You can't dim MVB's and there's no real way of knowing how much UVB is being emitted.

Have a look on the Arcadia products on their website, there are all-in-one UVB kits available with far less wires


----------



## Forlon Fate (Dec 30, 2011)

Ive just looked at the Arcadia slimline luminaire looks impressive, it's really frustrating as I have four fittings in this hood, could I not put four 10.0 UVB compacts in there? Are they really that bad that that would be useless?


----------



## vgorst (Sep 27, 2011)

I'm not sure that they'd be useless, with 4 bulbs you're not increasing the % of UVB but the exposure to the UVB I believe. However when accounting for the 50%+ of light lost through the mesh their effect would be drastically reduced. Then there's the replacing of 4 compacts every 6 months at most - very expensive!

For a gecko where UVB is very important I wouldn't want to risk it personally.

Could you not save the canopy or use it for another gecko?


----------



## Arcadiajohn (Jan 30, 2011)

I can make it very neat and tidy for you and pretty much half your running costs on current compared to 4 26w compact lamps and you only have to buy one lamp once a year instead of up to 16! 
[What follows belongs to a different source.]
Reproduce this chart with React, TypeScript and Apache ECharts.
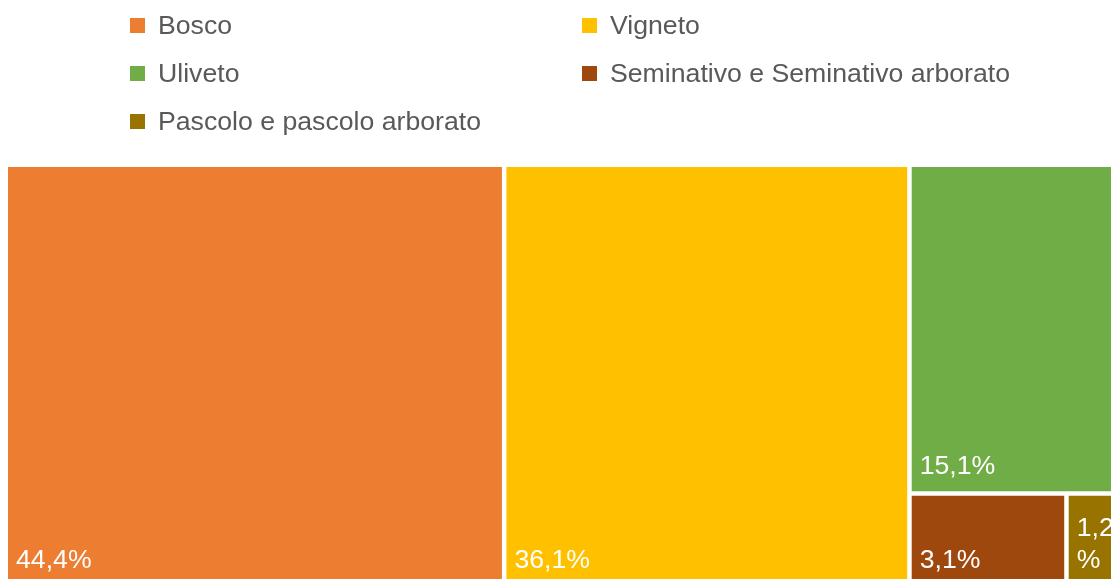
import React, { useEffect, useRef } from "react";
import * as echarts from "echarts";

const categories = [
  "Bosco",
  "Vigneto",
  "Uliveto",
  "Seminativo e Seminativo arborato",
  "Pascolo e pascolo arborato",
];
const shares = [44.4, 36.1, 15.1, 3.1, 1.2];
const colors = ["#ED7D31", "#FFC000", "#70AD47", "#9E480E", "#997300"];

const FONT = "'Liberation Sans', Arial, sans-serif";
const FS = 26.67;

export default function App() {
  const ref = useRef<HTMLDivElement>(null);
  useEffect(() => {
    if (!ref.current) return;
    const chart = echarts.init(ref.current, undefined, { renderer: "svg" });
    const legendEls: any[] = [];
    categories.forEach((name, i) => {
      const col = i % 2;
      const row = Math.floor(i / 2);
      legendEls.push({
        type: "rect",
        shape: { x: 130 + col * 452, y: 18 + row * 48, width: 15, height: 15 },
        style: { fill: colors[i] },
      });
      legendEls.push({
        type: "text",
        x: 158 + col * 452,
        y: 25 + row * 48,
        style: {
          text: name,
          fill: "#595959",
          font: `${FS}px ${FONT}`,
          verticalAlign: "middle",
          align: "left",
        },
      });
    });
    chart.setOption({
      animation: false,
      graphic: legendEls,
      series: [
        {
          type: "treemap",
          left: 8,
          top: 167,
          width: 1117,
          height: 418,
          roam: false,
          nodeClick: false,
          breadcrumb: { show: false },
          itemStyle: { gapWidth: 4.5, borderWidth: 0, borderColor: "#fff" },
          label: {
            show: true,
            position: "insideBottomLeft",
            distance: 3,
            offset: [0, -2],
            color: "#fff",
            fontSize: FS,
            lineHeight: 32,
            fontFamily: FONT,
            overflow: "breakAll",
            formatter: (p: any) => p.value.toFixed(1).replace(".", ",") + "%",
          },
          data: categories.map((name, i) => ({
            name,
            value: shares[i],
            itemStyle: { color: colors[i] },
          })),
        },
      ],
    });
    return () => chart.dispose();
  }, []);
  return (
    <div style={{ position: "fixed", left: 0, top: 0, width: "100vw", height: "100vh", overflow: "hidden" }}>
      <div ref={ref} style={{ position: "absolute", left: 0, top: 0, width: 1140, height: 600 }} />
    </div>
  );
}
www.arcadia-reptile.com/vivarium-canopy-luminaire/

just a thought.

John.


----------



## Bradley (Aug 26, 2009)

I use the luminaire like John has linked on my day geckos. The compacts really would be pretty useless on day geckos especially in an exo terra hood with little reflection. i would go with the luminaire and a small 20-35 watt halogen for heating.


----------